Une de vos phrases m’interroge néanmoins : « Nul ne peut jamais s’arroger le droit de porter, depuis sa place, un jugement sur l’opportunité des derniers mois d’un autre. »
Je n’ai pu m’empêcher de penser, en lisant ce passage, aux arguments traditionnellements opposés par les partisans de l’euthanasie à ceux qui, comme moi, croient que celle-ci serait un redoutable pas en avant vers une déconnexion toujours plus prononcée de l’homme et de ce qui fait sa nature.
Pour vous lire depuis maintenant quelques temps, je ne peux croire que vous soyez partisans de l’euthanasie (bien que cette question complexe ne permette pas de réponse tranchée).
Ainsi donc, cette phrase sous votre plume m’a interpellé.

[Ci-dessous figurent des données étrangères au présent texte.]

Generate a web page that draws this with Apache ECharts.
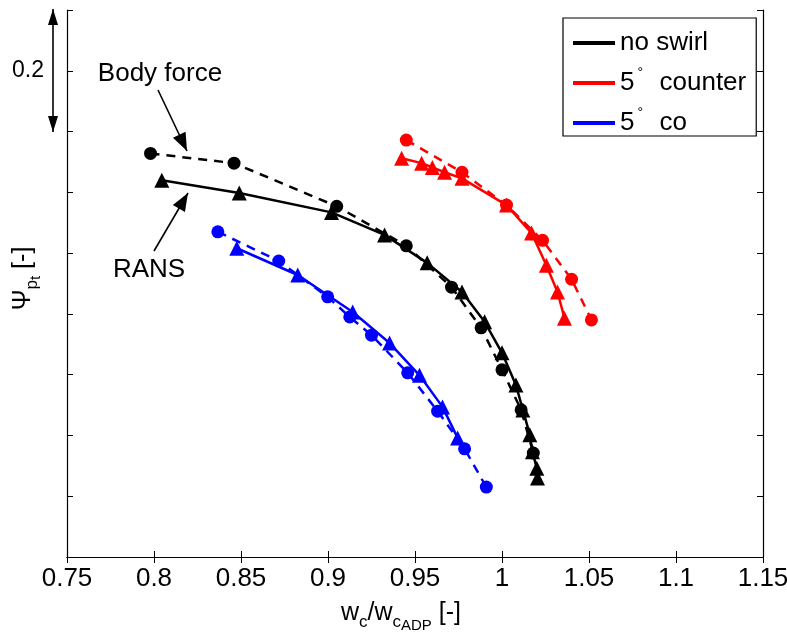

Pourriez-vous préciser le sens de votre pensée dans ce passage spécifique ?
En vous remerciant
On ne peut pas tout dire, dans une chronique, pour des raisons de place. Et l’on ne peut pas tout aborder, au risque de perdre l’idée centrale. Mais si l’on ne peut s’arroger le droit d’avoir un jugement sur l’opportunité des derniers mois d’un autre, c’est évidemment pour la dénier – ce que le contexte de cette phrase suffit normalement à éclairer.